◆ COLLECTED MATERIAL

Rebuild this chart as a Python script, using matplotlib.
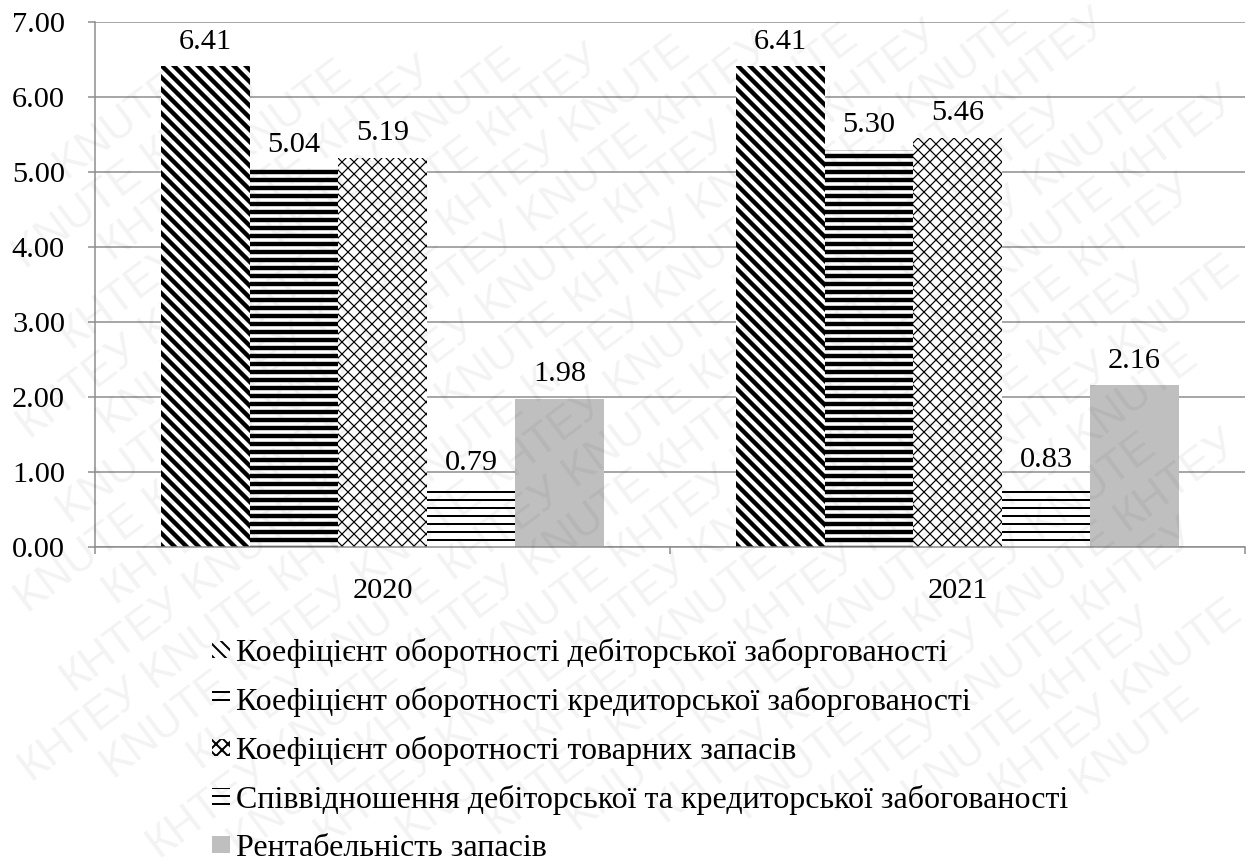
import matplotlib
matplotlib.use("Agg")
import matplotlib.pyplot as plt
import numpy as np
from matplotlib.ticker import FormatStrFormatter

# ---- data -------------------------------------------------------------
years = ["2020", "2021"]
series_names = [
    "Коефіцієнт оборотності дебіторської заборгованості",
    "Коефіцієнт оборотності кредиторської заборгованості",
    "Коефіцієнт оборотності товарних запасів",
    "Співвідношення дебіторської та кредиторської забогованості",
    "Рентабельність запасів",
]
receivable_turnover = [6.41, 6.41]
payable_turnover = [5.04, 5.30]
inventory_turnover = [5.19, 5.46]
receivable_payable_ratio = [0.79, 0.83]
inventory_profitability = [1.98, 2.16]
y_ticks = [0, 1, 2, 3, 4, 5, 6, 7]
watermark_words = ["KNUTE", "КНТЕУ"]

series_values = [
    receivable_turnover,
    payable_turnover,
    inventory_turnover,
    receivable_payable_ratio,
    inventory_profitability,
]

# ---- styling ------------------------------------------------------------
DPI = 144
W, H = 1254, 866
FS = 15.2
FS_LEGEND = 16
GRID = "#8c8c8c"

plt.rcParams["font.family"] = ["Liberation Serif", "DejaVu Serif"]

# (hatch, hatch linewidth, face colour)
bar_styles = [
    ("\\\\\\\\", 2.2, "white"),
    ("---", 2.2, "white"),
    ("xxxx", 0.6, "white"),
    ("---", 1.0, "white"),
    (None, 1.0, "#bfbfbf"),
]

fig = plt.figure(figsize=(W / DPI, H / DPI), dpi=DPI)
ax = fig.add_axes([95 / W, (H - 547) / H, 1150 / W, 525 / H])

x = np.arange(len(years))
bar_w = 0.154
n = len(series_values)

for i, (vals, name, (hatch, hlw, face)) in enumerate(
        zip(series_values, series_names, bar_styles)):
    offset = (i - (n - 1) / 2) * bar_w
    with plt.rc_context({"hatch.linewidth": hlw}):
        bars = ax.bar(x + offset, vals, bar_w, color=face, edgecolor="black",
                      linewidth=0, hatch=hatch, label=name, zorder=2)
    for p in bars:
        if hasattr(p, "set_hatch_linewidth"):
            p.set_hatch_linewidth(hlw)
    ax.bar_label(bars, fmt="%.2f", padding=5.75, fontsize=FS, zorder=3)

# ---- axes ---------------------------------------------------------------
ax.set_xlim(-0.5, len(years) - 0.5)
ax.set_ylim(0, 7)
ax.set_yticks(y_ticks)
ax.yaxis.set_major_formatter(FormatStrFormatter("%.2f"))
ax.grid(axis="y", color=GRID, linewidth=0.75, zorder=0)
ax.set_axisbelow(True)

for side in ("top", "right"):
    ax.spines[side].set_visible(False)
for side in ("left", "bottom"):
    ax.spines[side].set_color(GRID)
    ax.spines[side].set_linewidth(0.75)

ax.set_xticks(np.arange(len(years) + 1) - 0.5)
ax.set_xticklabels([])
ax.set_xticks(x, minor=True)
ax.set_xticklabels(years, minor=True)
ax.tick_params(axis="x", which="major", length=3.5, width=0.75, color=GRID,
               direction="out")
ax.tick_params(axis="x", which="minor", length=0, pad=15.5, labelsize=FS)
ax.tick_params(axis="y", length=3.5, width=0.75, color=GRID, direction="out",
               pad=11.5, labelsize=FS)

ax.legend(loc="upper left", bbox_to_anchor=(212 / W, 1 - 638 / H),
          bbox_transform=fig.transFigure, frameon=False, fontsize=FS_LEGEND,
          handlelength=0.56, handleheight=0.45, handletextpad=0.2,
          labelspacing=0.59, borderpad=0, borderaxespad=0)

# ---- diagonal watermark (whole words only) --------------------------------
wm_ax = fig.add_axes([0, 0, 1, 1], zorder=10)
wm_ax.set_xlim(0, W)
wm_ax.set_ylim(0, H)
wm_ax.axis("off")
wm_ax.patch.set_visible(False)

wm_font = dict(fontsize=22, family=["Liberation Sans", "DejaVu Sans"])
renderer = fig.canvas.get_renderer()
probe1 = wm_ax.text(0, 0, watermark_words[0], **wm_font)
probe3 = wm_ax.text(0, 0, " ".join(watermark_words + watermark_words[:1]),
                    **wm_font)
w1 = probe1.get_window_extent(renderer).width
w3 = probe3.get_window_extent(renderer).width
probe1.remove()
probe3.remove()
pitch = (w3 - w1) / 2

angle = 37
th = np.deg2rad(angle)
along = np.array([np.cos(th), np.sin(th)])
across = np.array([-np.sin(th), np.cos(th)])
spacing = 46
centre = np.array([W / 2, H / 2])

wm_texts = []
for k in range(-20, 21):
    base = centre + k * spacing * across + (k * 0.55 * pitch) * along
    for j in range(-16, 17):
        pos = base + j * pitch * along
        if not (-200 < pos[0] < W + 200 and -200 < pos[1] < H + 200):
            continue
        word = watermark_words[j % 2]
        t = wm_ax.text(pos[0], pos[1], word, rotation=angle,
                       rotation_mode="anchor", ha="center", va="center",
                       color="black", alpha=0.05, **wm_font)
        wm_texts.append(t)

for t in wm_texts:
    bb = t.get_window_extent(renderer)
    if bb.x0 < 0 or bb.y0 < 0 or bb.x1 > W or bb.y1 > H:
        t.remove()

fig.savefig("out.png", dpi=DPI)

◆ PROMPT
With the pictures left out, restate word for word every line of the data above, from the first down to the line that contains "from matplotlib.ticker import".

◆ FINISHED TASK
Rebuild this chart as a Python script, using matplotlib.
import matplotlib
matplotlib.use("Agg")
import matplotlib.pyplot as plt
import numpy as np
from matplotlib.ticker import FormatStrFormatter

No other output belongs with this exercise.